Beyond policy concerns, unreliable electricity supply, frequent load shedding and high diesel costs continue to threaten the commercial viability of mining operations that require uninterrupted power.

Mining companies are often forced to budget for dedicated transmission lines and substations, increasing both capital and operating costs.

Reads the assessment in part: “Energy represents a large portion of mining operating costs, often about 30 percent, so the choice between self-generation and grid supply has a direct effect on project costs and margins.

Work in progress at one of the mining sites in the country. | Nation

“The Malawi Bureau of Standards lacks a national accreditation program for minerals, and the existing laboratory at the Department of Geological Survey is underfunded, unaccredited, and underequipped. As a result, companies often need to send samples to international laboratories or establish their own facilities for initial screening.”

The bank said rutile bulk samples, for instance, can be as large as 500 tons, requiring around 10 trucks to transport with the resulting exchanges between government agencies and investors creating delays and adding to the cost of doing business.

Ironically, in October 2025, the new administration issued an executive order prohibiting the export of raw and unprocessed minerals. The stated purpose of Executive Order No. 02 was to prohibit the export of raw minerals, promote local value-addition, and ensure mineral resources contribute to economic development and prosperity.

“Although the order is not expected to have a significant effect on large-scale commercial mining of graphite and rutile, as both require processing to produce concentrates of natural flake graphite and rutile, it may add to uncertainty regarding the regulatory environment and increase the perceived risk of investment,” said the bank.

Last month, the African Sovereign Debt Justice Network (ASDJN) suggested that Malawi’s ban on raw mineral exports could transform the sector from an isolated enclave into a primary driver of inclusive growth, arguing that by temporarily halting new licences, the government is asserting regulatory control over the sector’s expansion rather than leaving its trajectory to market forces alone.

According to recent data, several African nations have adopted policies to restrict raw mineral exports in favour of domestic processing.
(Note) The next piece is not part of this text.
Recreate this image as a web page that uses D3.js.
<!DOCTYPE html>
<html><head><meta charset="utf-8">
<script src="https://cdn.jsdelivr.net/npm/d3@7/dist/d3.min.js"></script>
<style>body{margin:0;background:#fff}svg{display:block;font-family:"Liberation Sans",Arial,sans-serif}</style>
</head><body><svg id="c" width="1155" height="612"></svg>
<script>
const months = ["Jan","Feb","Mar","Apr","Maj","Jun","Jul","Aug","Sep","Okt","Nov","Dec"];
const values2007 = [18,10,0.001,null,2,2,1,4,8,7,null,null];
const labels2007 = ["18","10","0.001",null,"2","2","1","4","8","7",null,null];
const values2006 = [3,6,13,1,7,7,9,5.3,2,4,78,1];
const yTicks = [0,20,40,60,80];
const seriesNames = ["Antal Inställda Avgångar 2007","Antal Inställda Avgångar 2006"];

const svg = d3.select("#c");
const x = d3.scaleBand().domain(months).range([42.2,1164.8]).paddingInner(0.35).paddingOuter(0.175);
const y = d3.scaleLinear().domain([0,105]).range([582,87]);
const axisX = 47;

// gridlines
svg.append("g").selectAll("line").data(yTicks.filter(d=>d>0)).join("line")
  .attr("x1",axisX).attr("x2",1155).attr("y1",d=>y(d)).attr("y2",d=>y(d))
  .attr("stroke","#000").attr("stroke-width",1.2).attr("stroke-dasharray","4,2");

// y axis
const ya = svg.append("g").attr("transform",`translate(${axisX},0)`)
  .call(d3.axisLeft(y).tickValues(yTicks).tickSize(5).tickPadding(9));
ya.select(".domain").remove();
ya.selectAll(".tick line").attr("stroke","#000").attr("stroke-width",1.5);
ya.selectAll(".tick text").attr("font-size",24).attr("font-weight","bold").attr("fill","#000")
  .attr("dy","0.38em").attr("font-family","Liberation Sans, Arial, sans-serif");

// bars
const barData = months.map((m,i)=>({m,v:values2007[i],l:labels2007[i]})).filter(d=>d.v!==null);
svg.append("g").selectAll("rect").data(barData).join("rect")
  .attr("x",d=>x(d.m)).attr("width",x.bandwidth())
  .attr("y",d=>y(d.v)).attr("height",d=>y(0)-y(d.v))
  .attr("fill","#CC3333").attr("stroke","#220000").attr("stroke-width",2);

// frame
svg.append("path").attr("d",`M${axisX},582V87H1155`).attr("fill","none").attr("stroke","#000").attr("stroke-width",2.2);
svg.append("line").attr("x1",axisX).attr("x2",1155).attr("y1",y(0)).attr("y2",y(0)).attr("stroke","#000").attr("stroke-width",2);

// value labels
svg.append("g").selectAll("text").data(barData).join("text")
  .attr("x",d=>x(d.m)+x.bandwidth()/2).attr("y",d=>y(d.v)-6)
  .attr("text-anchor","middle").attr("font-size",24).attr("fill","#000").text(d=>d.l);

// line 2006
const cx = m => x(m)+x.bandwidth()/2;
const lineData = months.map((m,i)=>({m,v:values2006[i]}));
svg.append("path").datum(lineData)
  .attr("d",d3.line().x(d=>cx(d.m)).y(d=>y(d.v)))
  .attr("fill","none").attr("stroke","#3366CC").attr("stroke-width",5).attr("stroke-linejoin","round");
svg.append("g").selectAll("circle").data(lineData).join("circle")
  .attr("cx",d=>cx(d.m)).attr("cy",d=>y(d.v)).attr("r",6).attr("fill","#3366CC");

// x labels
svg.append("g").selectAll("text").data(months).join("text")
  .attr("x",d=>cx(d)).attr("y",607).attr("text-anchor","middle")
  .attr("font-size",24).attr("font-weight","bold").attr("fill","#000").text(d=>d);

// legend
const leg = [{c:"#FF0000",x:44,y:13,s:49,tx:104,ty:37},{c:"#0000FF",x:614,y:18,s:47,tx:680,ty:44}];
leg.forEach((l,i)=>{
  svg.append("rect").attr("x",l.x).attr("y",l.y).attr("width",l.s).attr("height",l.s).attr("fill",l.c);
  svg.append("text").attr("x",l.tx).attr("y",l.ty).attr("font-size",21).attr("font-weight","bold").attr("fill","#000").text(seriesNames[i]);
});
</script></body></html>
In June 2023, Namibia banned the export of unprocessed lithium and critical minerals.

By May 2025, Guinea tightened sector oversight by revoking 46 mining licences.

Similarly, in June 2025, Zimbabwe announced a 2027 ban on raw mineral exports to promote value addition, while Tanzania mandated in-country gold processing.
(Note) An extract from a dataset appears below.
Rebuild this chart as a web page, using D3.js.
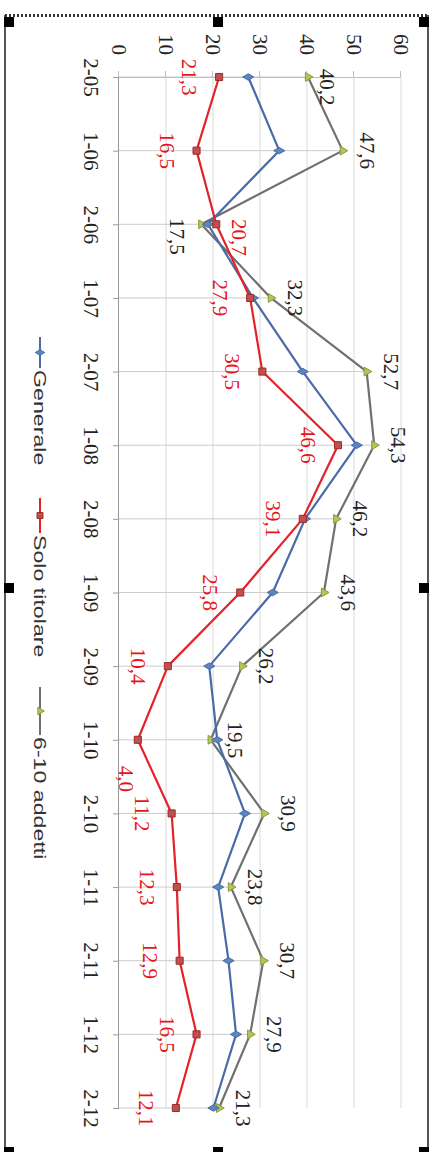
<!DOCTYPE html>
<html>
<head>
<meta charset="utf-8">
<script src="https://cdn.jsdelivr.net/npm/d3@7/dist/d3.min.js"></script>
<style>
  html, body { margin: 0; padding: 0; background: #ffffff; }
  svg { display: block; }
</style>
</head>
<body>
<script>
// ---- data ----
const categories = ["2-05","1-06","2-06","1-07","2-07","1-08","2-08","1-09","2-09","1-10","2-10","1-11","2-11","1-12","2-12"];
const generale = [27.5, 34.1, 18.9, 28.5, 39.1, 50.6, 39.6, 32.7, 19.2, 20.9, 26.8, 21.1, 23.3, 24.9, 20.1];
const soloTitolare = [21.3, 16.5, 20.7, 27.9, 30.5, 46.6, 39.1, 25.8, 10.4, 4.0, 11.2, 12.3, 12.9, 16.5, 12.1];
const addetti610 = [40.2, 47.6, 17.5, 32.3, 52.7, 54.3, 46.2, 43.6, 26.2, 19.5, 30.9, 23.8, 30.7, 27.9, 21.3];
const valueTicks = [0, 10, 20, 30, 40, 50, 60];
const seriesNames = ["Generale", "Solo titolare", "6-10 addetti"];

// ---- setup ----
const W = 432, H = 1152;
const SERIF = '"Liberation Serif", "Times New Roman", serif';
const SANS = '"Liberation Sans", Arial, sans-serif';
const svg = d3.select("body").append("svg").attr("width", W).attr("height", H);
svg.append("rect").attr("width", W).attr("height", H).attr("fill", "#ffffff");

// chart drawn in an unrotated frame (1152 wide x 432 tall), then rotated 90deg clockwise
const g = svg.append("g").attr("transform", `translate(${W},0) rotate(90)`);

const x = d3.scalePoint().domain(categories).range([77, 1108]);
const y = d3.scaleLinear().domain([0, 60]).range([313, 31]);

const locale = d3.formatLocale({decimal: ",", thousands: ".", grouping: [3], currency: ["", "€"]});
const fmt = locale.format(".1f");

// gridlines
g.append("g").selectAll("line").data(valueTicks.slice(1)).join("line")
  .attr("x1", x.range()[0]).attr("x2", x.range()[1])
  .attr("y1", d => y(d)).attr("y2", d => y(d))
  .attr("stroke", "#d9d9d9").attr("stroke-width", 1);

// drop lines (from axis to max value in each category)
const maxVals = categories.map((c, i) => d3.max([generale[i], soloTitolare[i], addetti610[i]]));
g.append("g").selectAll("line").data(categories).join("line")
  .attr("x1", d => x(d)).attr("x2", d => x(d))
  .attr("y1", y(0)).attr("y2", (d, i) => y(maxVals[i]))
  .attr("stroke", "#cccccc").attr("stroke-width", 1);

// value axis
const yAxis = g.append("g").attr("transform", `translate(${x.range()[0]},0)`)
  .call(d3.axisLeft(y).tickValues(valueTicks).tickSize(6).tickSizeOuter(0).tickPadding(16).tickFormat(d3.format("d")));
yAxis.select(".domain").attr("stroke", "#bfbfbf");
yAxis.selectAll(".tick line").attr("stroke", "#bfbfbf");
yAxis.selectAll("text").style("font-family", SERIF).style("font-size", "21px").attr("fill", "#222");

// category axis
const xAxis = g.append("g").attr("transform", `translate(0,${y(0)})`)
  .call(d3.axisBottom(x).tickSize(6).tickSizeOuter(0).tickPadding(14));
xAxis.select(".domain").attr("stroke", "#9a9a9a");
xAxis.selectAll(".tick line").attr("stroke", "#9a9a9a");
xAxis.selectAll("text").style("font-family", SERIF).style("font-size", "21px").attr("fill", "#222");

// series styles
const series = [
  {name: seriesNames[0], values: generale, line: "#4a6aa8", fill: "#5b86c0", stroke: "#4a6aa8", shape: d3.symbolDiamond, size: 36},
  {name: seriesNames[1], values: soloTitolare, line: "#e4222a", fill: "#c0504d", stroke: "#9c2a2a", shape: d3.symbolSquare, size: 50},
  {name: seriesNames[2], values: addetti610, line: "#707070", fill: "#b5c456", stroke: "#8a9a3c", shape: d3.symbolTriangle, size: 34}
];

const lineGen = d3.line().x((d, i) => x(categories[i])).y(d => y(d));

// draw order: 6-10 addetti, generale, solo titolare on top
[series[2], series[0], series[1]].forEach(s => {
  g.append("path").datum(s.values).attr("d", lineGen)
    .attr("fill", "none").attr("stroke", s.line).attr("stroke-width", 2.2).attr("stroke-linejoin", "round");
  g.append("g").selectAll("path").data(s.values).join("path")
    .attr("d", d3.symbol().type(s.shape).size(s.size))
    .attr("transform", (d, i) => `translate(${x(categories[i])},${y(d)})`)
    .attr("fill", s.fill).attr("stroke", s.stroke).attr("stroke-width", 1);
});

// data labels
// default: 6-10 addetti above, Solo titolare below; a few labels nudged like the original
const grayOffsets = {0: [10, -19], 2: [12, 24]};
const redOffsets = {2: [13, -23], 9: [39, 12]};
function drawLabels(values, color, defaultDy, offsets) {
  g.append("g").selectAll("text").data(values).join("text")
    .attr("x", (d, i) => x(categories[i]) + (offsets[i] ? offsets[i][0] : 0))
    .attr("y", (d, i) => y(d) + (offsets[i] ? offsets[i][1] : defaultDy) + 7)
    .attr("text-anchor", "middle")
    .style("font-family", SERIF).style("font-size", "21px")
    .attr("fill", color)
    .text(d => fmt(d));
}
drawLabels(addetti610, "#222", -24, grayOffsets);
drawLabels(soloTitolare, "#e8141c", 30, redOffsets);

// legend
const legendY = 392;
const legendItems = [
  {s: series[0], x1: 337, x2: 368, tx: 370},
  {s: series[1], x1: 498, x2: 533, tx: 535},
  {s: series[2], x1: 687, x2: 735, tx: 737}
];
const lg = g.append("g");
legendItems.forEach(it => {
  lg.append("line").attr("x1", it.x1).attr("x2", it.x2).attr("y1", legendY).attr("y2", legendY)
    .attr("stroke", it.s.line).attr("stroke-width", 2);
  lg.append("path").attr("d", d3.symbol().type(it.s.shape).size(it.s.size * 0.7))
    .attr("transform", `translate(${(it.x1 + it.x2) / 2},${legendY})`)
    .attr("fill", it.s.fill).attr("stroke", it.s.stroke).attr("stroke-width", 1);
  lg.append("text")
    .attr("transform", `translate(${it.tx},${legendY + 6}) scale(1.45,1)`)
    .style("font-family", SANS).style("font-size", "16px").attr("fill", "#333")
    .text(it.s.name);
});

// frame with selection handles (screen coordinates)
svg.append("line").attr("x1", 5).attr("x2", 5).attr("y1", 15).attr("y2", 1150).attr("stroke", "#555").attr("stroke-width", 2);
svg.append("line").attr("x1", 428).attr("x2", 428).attr("y1", 15).attr("y2", 1150).attr("stroke", "#555").attr("stroke-width", 2);
svg.append("line").attr("x1", 5).attr("x2", 428).attr("y1", 15.5).attr("y2", 15.5)
  .attr("stroke", "#333").attr("stroke-width", 3).attr("stroke-dasharray", "2,2");
const handles = [[4,17],[213,17],[419,17],[4,583],[419,583],[4,1147],[213,1147],[419,1147]];
svg.append("g").selectAll("rect").data(handles).join("rect")
  .attr("x", d => d[0]).attr("y", d => d[1]).attr("width", 10).attr("height", 10).attr("fill", "#000");
</script>
</body>
</html>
Ghana followed suit in February 2026, introducing policies to strengthen local content and downstream operations.

Ironically, following these restrictions, Malawi’s Department of Mining collected a paltry K70 million in revenue during the 2025/26 fiscal year, an 89 percent drop from the projected K665.45 million, as detailed in the 2026 Annual Economic Report.

Despite shrinking revenues, the mining industry grew by 5.3 percent in 2025, bolstered by high demand for rock aggregates for construction projects.

Minister of Energy and Mining Jean Mathanga noted that these policies aim to ensure the sector, which currently contributes roughly one percent to Gross Domestic Product, “fully contributes to the country’s economic growth”.

Under the Malawi 2063 development strategy, mining is prioritised as a primary driver to propel the nation toward upper-middle-income status.